Newtonian gravitational waves from a continuum

Gravitational waves are being shown to derive directly from Newtonian dynamics for a continuous mass distribution, e.g. compressible fluids or equivalent. It is shown that the equations governing a continuous mass distribution, i.e. the inviscid Navier–Stokes equations for a general variable gravitational field ${\displaystyle \mathit{g}\left(t,\mathit{x}\right)}$, are equivalent to a form identical to the Maxwell equations from electromagnetism, subject to a specified condition. The consequence of this equivalence is the creation of gravity waves that propagate at a finite speed.
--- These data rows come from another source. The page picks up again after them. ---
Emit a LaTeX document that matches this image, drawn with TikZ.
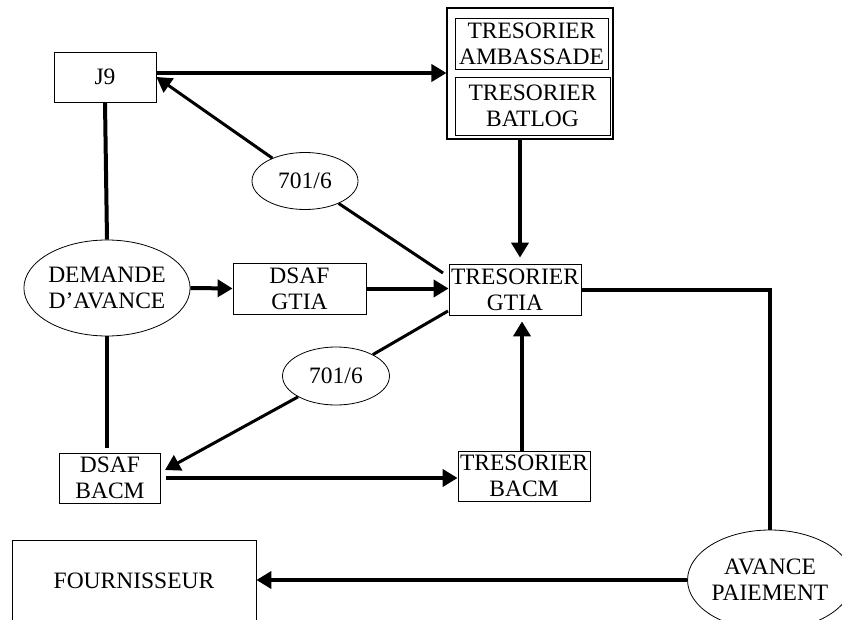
\documentclass[tikz,border=0pt]{standalone}
\usepackage{fontspec}
\setmainfont{Liberation Serif}
\usetikzlibrary{arrows.meta,shapes.geometric}

\begin{document}
\begin{tikzpicture}[x=1pt,y=-1pt,
	every node/.style={font=\fontsize{23.5}{26}\selectfont, align=center, inner sep=0pt},
	box/.style={draw, thick, fill=white},
	oval/.style={draw, thick, ellipse, fill=white},
	line/.style={line width=4pt},
	diag/.style={line width=3pt},
	arr/.style={line width=4pt, -{Triangle[length=15pt,width=17pt]}},
	]
	\useasboundingbox (0,0) rectangle (842,620);
	\clip (0,0) rectangle (842,620);
	% boxes
	\node[box, minimum width=102, minimum height=50] (j9) at (105,77) {J9};
	\node[draw, line width=1.1pt, minimum width=166, minimum height=131] (outer) at (530,73.5) {};
	\node[box, minimum width=153, minimum height=51] (amb) at (531.5,43.5) {TRESORIER\\AMBASSADE};
	\node[box, minimum width=155, minimum height=58] (batlog) at (532.5,106) {TRESORIER\\BATLOG};
	\node[box, minimum width=132, minimum height=51] (gtia) at (515,289.5) {TRESORIER\\GTIA};
	\node[box, minimum width=133, minimum height=51] (dsafg) at (299.5,288.5) {DSAF\\GTIA};
	\node[box, minimum width=101, minimum height=50] (dsafb) at (110,478) {DSAF\\BACM};
	\node[box, minimum width=132, minimum height=50] (tresb) at (524,476) {TRESORIER\\BACM};
	\node[box, minimum width=244, minimum height=82] (four) at (134,581) {FOURNISSEUR};
	% ovals
	\node[oval, minimum width=148, minimum height=96] (dem) at (107,288) {DEMANDE\\D’AVANCE};
	\node[oval, minimum width=106, minimum height=57] (ea) at (305,181) {701/6};
	\node[oval, minimum width=107, minimum height=58] (eb) at (336,376) {701/6};
	\node[oval, minimum width=144, minimum height=100] (avance) at (770,580) {AVANCE\\PAIEMENT};
	% connectors
	\coordinate (ga) at (443,273);
	\coordinate (gb) at (448,311);
	\coordinate (bt) at (165,470);
	\coordinate (tb) at (520,139.5);
	\draw[arr] ([yshift=4pt]j9.east) -- ([yshift=4pt]j9.east -| outer.west);
	\draw[diag] (ga) -- (ea);
	\draw[diag, -{Triangle[length=15pt,width=17pt]}] (ea) -- (j9.east);
	\draw[arr, shorten >=6pt] (tb) -- (tb |- gtia.north);
	\draw[line] (j9.south) -- (dem.north);
	\draw[line, shorten >=5pt] (dem.south) -- (dem.south |- dsafb.north);
	\draw[arr] (dem.east) -- (dsafg.west);
	\draw[arr] (dsafg.east) -- (dsafg.east -| gtia.west);
	\draw[diag] (gb) -- (eb);
	\draw[diag, -{Triangle[length=15pt,width=17pt]}] (eb) -- (bt);
	\draw[arr, shorten <=5pt] (dsafb.east) -- (dsafb.east -| tresb.west);
	\draw[arr, shorten >=6pt] ([xshift=-2pt]tresb.north) -- ([xshift=-2pt]tresb.north |- gtia.south);
	\draw[line] (gtia.east) -| (avance.north);
	\draw[arr] (avance.west) -- (avance.west -| four.east);
\end{tikzpicture}
\end{document}
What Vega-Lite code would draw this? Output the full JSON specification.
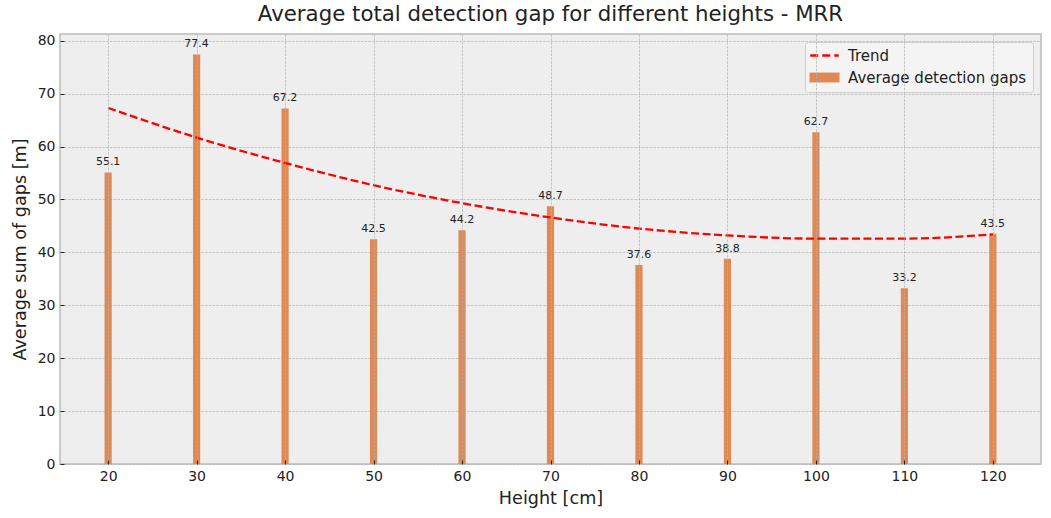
{
  "$schema": "https://vega.github.io/schema/vega-lite/v6.json",
  "width": 981,
  "height": 430,
  "autosize": "none",
  "padding": {"left": 60, "top": 34, "right": 10, "bottom": 54},
  "title": {
    "text": "Average total detection gap for different heights - MRR",
    "fontSize": 21.3,
    "fontWeight": "normal",
    "color": "#222222",
    "offset": 8
  },
  "datasets": {
    "gaps": [
      {"height": 20, "gap": 55.1},
      {"height": 30, "gap": 77.4},
      {"height": 40, "gap": 67.2},
      {"height": 50, "gap": 42.5},
      {"height": 60, "gap": 44.2},
      {"height": 70, "gap": 48.7},
      {"height": 80, "gap": 37.6},
      {"height": 90, "gap": 38.8},
      {"height": 100, "gap": 62.7},
      {"height": 110, "gap": 33.2},
      {"height": 120, "gap": 43.5}
    ],
    "trend": [
      {"height": 20, "gap": 67.3},
      {"height": 30, "gap": 61.7},
      {"height": 40, "gap": 56.9},
      {"height": 50, "gap": 52.7},
      {"height": 60, "gap": 49.3},
      {"height": 70, "gap": 46.6},
      {"height": 80, "gap": 44.5},
      {"height": 90, "gap": 43.2},
      {"height": 100, "gap": 42.6},
      {"height": 110, "gap": 42.6},
      {"height": 120, "gap": 43.4}
    ]
  },
  "encoding": {
    "x": {
      "field": "height",
      "type": "quantitative",
      "scale": {"domain": [14.56, 125.44], "nice": false, "zero": false, "padding": 0},
      "axis": {
        "title": "Height [cm]",
        "values": [20, 30, 40, 50, 60, 70, 80, 90, 100, 110, 120],
        "zindex": 1
      }
    },
    "y": {
      "field": "gap",
      "type": "quantitative",
      "scale": {"domain": [0, 81.27], "nice": false, "padding": 0},
      "axis": {
        "title": "Average sum of gaps [m]",
        "values": [0, 10, 20, 30, 40, 50, 60, 70, 80]
      }
    }
  },
  "layer": [
    {
      "data": {"name": "gaps"},
      "mark": {"type": "bar", "orient": "vertical", "width": 7.2},
      "encoding": {
        "color": {"datum": "Average detection gaps"}
      }
    },
    {
      "data": {"name": "gaps"},
      "mark": {
        "type": "text",
        "baseline": "alphabetic",
        "dy": -7,
        "fontSize": 11,
        "color": "#222222"
      },
      "encoding": {
        "text": {"field": "gap", "type": "quantitative", "format": ".1f"}
      }
    },
    {
      "data": {"name": "trend"},
      "mark": {
        "type": "line",
        "interpolate": "monotone",
        "strokeWidth": 2.3,
        "strokeDash": [8, 3.5]
      },
      "encoding": {
        "color": {
          "datum": "Trend",
          "scale": {
            "domain": ["Trend", "Average detection gaps"],
            "range": ["#ff0000", "#df8a55"]
          },
          "legend": {
            "title": null,
            "orient": "top-right",
            "offset": 8,
            "fillColor": "#f4f4f4",
            "strokeColor": "#cfcfcf",
            "cornerRadius": 3,
            "padding": 6,
            "labelFontSize": 15,
            "labelColor": "#222222",
            "labelLimit": 400,
            "labelOffset": 16,
            "symbolSize": 225,
            "symbolOffset": 6,
            "rowPadding": 6,
            "encode": {
              "symbols": {
                "update": {
                  "shape": {"signal": "datum.value === 'Trend' ? 'M-1.9,0H1.9' : 'M-2,-0.66H2V0.66H-2Z'"},
                  "fill": {"signal": "datum.value === 'Trend' ? 'transparent' : '#df8a55'"},
                  "stroke": {"signal": "datum.value === 'Trend' ? '#ff0000' : 'transparent'"},
                  "strokeWidth": {"signal": "datum.value === 'Trend' ? 2.3 : 0"},
                  "strokeDash": {"signal": "datum.value === 'Trend' ? [8, 4] : [1, 0]"},
                  "opacity": {"value": 1}
                }
              }
            }
          }
        }
      }
    }
  ],
  "config": {
    "font": "DejaVu Sans",
    "view": {"fill": "#eeeeee", "stroke": "#bcbcbc", "strokeWidth": 1.5},
    "axis": {
      "domain": false,
      "grid": true,
      "gridColor": "#b2b2b2",
      "gridWidth": 0.7,
      "gridDash": [2.6, 1.2],
      "tickColor": "#222222",
      "tickSize": -4,
      "tickWidth": 1,
      "labelFontSize": 14,
      "labelColor": "#222222",
      "labelPadding": 9,
      "titleFontSize": 17.6,
      "titleFontWeight": "normal",
      "titleColor": "#222222"
    },
    "axisX": {"titlePadding": 6},
    "axisY": {"titlePadding": 8}
  }
}
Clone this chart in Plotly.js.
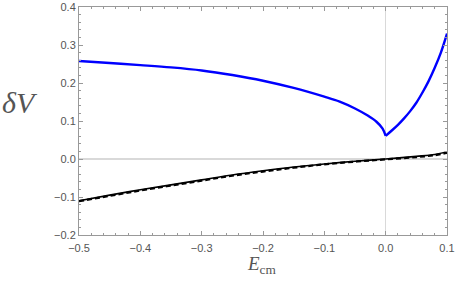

The latter implies that Newtonian gravitation as presented in this paper is not ‘spooky action at a distance’ but rather is similar to electromagnetic waves propagating at finite speed, despite the apparent form appearing in the integrated field formula. In addition, this proves that, in analogy to the Maxwell equations, the Newtonian gravitation equations are Lorentz invariant for waves propagating at the speed of light. Since gravitational waves were so far derived only from Einstein’s general relativity theory, it becomes appealing to check if there is a connection between the Newtonian waves presented in this paper and the general relativity type of waves at least in a certain limit of overlapping validity, i.e. as a flat-space approximation. The latter is left for follow-up research.